March 25, 2015
Spanish Artists from the Fourth to the Twentieth Century: A Critical Dictionary (also known as the Spanish Artists Dictionary) is one of the Frick Art Reference Library’s core reference sources. Originally a print publication, the dictionary was formatted as a Filemaker database in the early 1990s and published online as part of the Frick’s research portal. More than 5,000 records document Spanish artists, including information regarding alternative names, dates of artistic activity, media, bibliographic references, and Frick Photoarchive holdings.
The Spanish Artists Dictionary was made available to us as a CSV spreadsheet for a project that formed part of the Pratt SILS course, “Programming for Cultural Heritage.” Taught by Matt Miller of NYPL Labs, the course introduced students to Python, a general purpose programming language. We used Python to manipulate and extract data from CSV, JSON, and XML files.
In the first portion of our project, we focused on manipulating the Spanish Artists Dictionary to create dynamic visualizations. One area that interested us was artist dates. Whenever possible, the artist dates provided in the Spanish Artists Dictionary are birth and death dates. Since such information is not always available, however, some start and end dates consist of a confirmed date of activity. For example, if the researchers who compiled the Spanish Artists Dictionary found an exhibition catalog mentioning the artist — and there was no additional information — that exhibition date was used as the start or end date for the artist. Dates that are not birth or death dates are qualified with an abbreviation ("exh." for exhibition dates).
Our first step was to write a Python script that parsed through the CSV data and looked through the “activity date qualifier” column. The script searched for rows in which the activity date qualifier was “exh” and wrote a new CSV containing the artist’s name and the data from the activity year(s) column. It also got rid of a square bracket character using a regular expression as a way to normalize the data.
Once we had cleaned and distilled the data, we wanted to provide a way for people to see and interact with it. We chose Tableau Public, a free data visualization software. The distilled data, now in a separate CSV spreadsheet, was manipulated manually to give each year of activity its own row so that Tableau would properly understand the data as date ranges. Then, Diana created three visualizations.
Displays all the artists whose activity dates were qualified with the term “exh." (exhibited). It shows the number of years an artist exhibited, organized in descending order. It is also interactive and can be searched by artist name and exhibition date.
This visualization plots the exhibition years on a line graph. There is a noticeable spike in the number of artists exhibiting in 1944 and 1951. The bulk of the artists in the dataset exhibited around 1900.
This visualization counts the number of years an artist exhibited. It clusters the artists by size and color. The darker the bubble, the more years an artist exhibited.
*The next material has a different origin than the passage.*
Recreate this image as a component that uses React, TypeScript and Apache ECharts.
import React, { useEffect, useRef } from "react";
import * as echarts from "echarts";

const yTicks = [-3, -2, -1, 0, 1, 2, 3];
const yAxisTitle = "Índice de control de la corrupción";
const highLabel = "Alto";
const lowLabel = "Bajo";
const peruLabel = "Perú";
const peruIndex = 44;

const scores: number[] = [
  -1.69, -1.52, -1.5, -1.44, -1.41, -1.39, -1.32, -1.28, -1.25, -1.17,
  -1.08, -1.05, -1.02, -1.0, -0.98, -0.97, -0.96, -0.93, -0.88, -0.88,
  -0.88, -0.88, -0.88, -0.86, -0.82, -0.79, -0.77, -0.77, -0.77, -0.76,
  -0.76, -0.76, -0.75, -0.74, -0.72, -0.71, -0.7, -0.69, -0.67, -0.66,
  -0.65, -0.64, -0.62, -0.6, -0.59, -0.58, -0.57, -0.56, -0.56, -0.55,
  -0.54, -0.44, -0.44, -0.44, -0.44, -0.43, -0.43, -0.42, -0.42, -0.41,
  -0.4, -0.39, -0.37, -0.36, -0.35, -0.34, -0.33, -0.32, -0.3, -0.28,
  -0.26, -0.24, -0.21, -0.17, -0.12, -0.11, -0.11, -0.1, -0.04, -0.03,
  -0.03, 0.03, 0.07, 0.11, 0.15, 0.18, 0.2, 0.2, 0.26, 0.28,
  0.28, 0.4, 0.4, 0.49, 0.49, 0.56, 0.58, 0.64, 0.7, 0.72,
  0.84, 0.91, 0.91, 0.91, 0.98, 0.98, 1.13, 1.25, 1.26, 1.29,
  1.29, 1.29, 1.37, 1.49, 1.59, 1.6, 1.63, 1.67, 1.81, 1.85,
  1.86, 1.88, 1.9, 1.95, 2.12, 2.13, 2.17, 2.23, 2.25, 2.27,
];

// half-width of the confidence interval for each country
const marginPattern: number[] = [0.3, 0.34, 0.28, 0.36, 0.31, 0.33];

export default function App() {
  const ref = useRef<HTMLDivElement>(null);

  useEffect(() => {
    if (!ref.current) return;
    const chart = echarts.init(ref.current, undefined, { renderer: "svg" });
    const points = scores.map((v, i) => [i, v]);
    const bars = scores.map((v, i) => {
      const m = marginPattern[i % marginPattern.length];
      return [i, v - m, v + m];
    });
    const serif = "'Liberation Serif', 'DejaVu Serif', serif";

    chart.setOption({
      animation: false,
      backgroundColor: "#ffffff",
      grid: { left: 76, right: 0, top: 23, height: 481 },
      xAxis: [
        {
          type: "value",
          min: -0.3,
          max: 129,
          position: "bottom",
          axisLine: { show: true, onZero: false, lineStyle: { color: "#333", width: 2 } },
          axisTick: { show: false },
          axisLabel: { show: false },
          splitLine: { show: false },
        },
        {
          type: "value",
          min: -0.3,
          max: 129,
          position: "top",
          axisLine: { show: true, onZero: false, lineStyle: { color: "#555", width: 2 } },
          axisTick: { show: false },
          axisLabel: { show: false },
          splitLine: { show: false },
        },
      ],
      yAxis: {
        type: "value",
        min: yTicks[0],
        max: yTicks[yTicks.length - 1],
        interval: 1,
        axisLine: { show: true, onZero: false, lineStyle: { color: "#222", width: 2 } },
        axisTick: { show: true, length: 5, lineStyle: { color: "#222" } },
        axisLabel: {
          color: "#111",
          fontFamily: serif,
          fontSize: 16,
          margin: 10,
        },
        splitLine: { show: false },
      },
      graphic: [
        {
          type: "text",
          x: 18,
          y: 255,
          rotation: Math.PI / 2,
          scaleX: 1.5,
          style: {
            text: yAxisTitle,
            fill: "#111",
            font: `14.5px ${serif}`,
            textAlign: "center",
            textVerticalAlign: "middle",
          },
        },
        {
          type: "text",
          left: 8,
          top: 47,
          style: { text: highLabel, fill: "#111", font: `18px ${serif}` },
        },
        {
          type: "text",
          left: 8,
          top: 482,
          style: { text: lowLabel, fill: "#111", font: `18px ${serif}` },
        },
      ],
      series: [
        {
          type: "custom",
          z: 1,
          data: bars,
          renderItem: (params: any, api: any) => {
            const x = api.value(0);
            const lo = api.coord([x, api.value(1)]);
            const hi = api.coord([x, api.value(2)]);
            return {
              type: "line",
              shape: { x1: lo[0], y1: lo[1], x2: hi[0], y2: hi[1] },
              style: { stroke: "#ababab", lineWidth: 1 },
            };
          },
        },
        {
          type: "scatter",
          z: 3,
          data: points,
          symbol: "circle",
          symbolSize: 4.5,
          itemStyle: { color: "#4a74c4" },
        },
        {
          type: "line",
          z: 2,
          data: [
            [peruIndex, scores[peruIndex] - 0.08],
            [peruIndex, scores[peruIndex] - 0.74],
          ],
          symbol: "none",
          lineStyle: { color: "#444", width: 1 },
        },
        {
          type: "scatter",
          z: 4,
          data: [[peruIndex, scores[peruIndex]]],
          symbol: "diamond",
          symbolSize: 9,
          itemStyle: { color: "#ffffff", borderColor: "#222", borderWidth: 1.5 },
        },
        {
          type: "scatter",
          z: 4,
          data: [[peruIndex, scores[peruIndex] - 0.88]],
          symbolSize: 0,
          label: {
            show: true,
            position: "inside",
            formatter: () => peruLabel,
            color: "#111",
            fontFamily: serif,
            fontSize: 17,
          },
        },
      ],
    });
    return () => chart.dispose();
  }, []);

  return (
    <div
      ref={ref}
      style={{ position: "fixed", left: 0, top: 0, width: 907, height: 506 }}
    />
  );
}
One of the great advantages of digitizing and visualizing data such as the Spanish Artists Dictionary is that doing so provides an exciting opportunity to arrange the information in a new way.
In addition to the visualizations, we also wrote a script to address a problem with linking from the Spanish Artists Dictionary records to the library catalog. When a user clicked the link to the Frick Art Reference Library’s online catalog, the search box that appeared in the catalog was populated from a field in the Spanish Artists Dictionary labeled “LC Name.” However, many entries had incorrect or outdated names in the “LC Name” field. Others did not include a name in the “LC Name” field, so the name was populated from the main name field, and this produced faulty results.
To address this problem, we wrote a script to compare the main name entry in the Spanish Artists Dictionary database with a list of Spanish names pulled from the online catalog’s subject heading list. For testing purposes we decided to work with the 374 female artist names in the Spanish Artists Dictionary. We used the token_set_ratio method from FuzzyWuzzy, a string matching library for Python. The method breaks two strings (in this case the artist names from the Spanish Artists Dictionary and from the subject heading list) into words and compares their degree of similarity. A match was considered positive for results that achieved a ratio above 90. The idea was for these matches to then be used to populate the search box when the library catalog links were clicked. 49 matches were found, including two false matches that probably resulted because of the presence of substrings. For example, “Romero López, José María, 1815-1880” matched falsely with “López, María” and “Rodríguez de Losada, José María, 1826- 1896” matched falsely with “Rodríguez, María” because the first name contains both elements of the second name.
We hope this post has been effective in introducing some of the ways Python can be used to make data accessible in a new way. We would like to thank Anastasia Levadas, Digital Photoarchive Coordinator, and the rest of the Photoarchive staff for providing access to the Spanish Artists Dictionary — working with it was a great way to gain a hands-on understanding of how programming can be used in a cultural heritage context.
Alex and Diana are earning their MSLIS (Library and Information Science) from the Pratt Institute.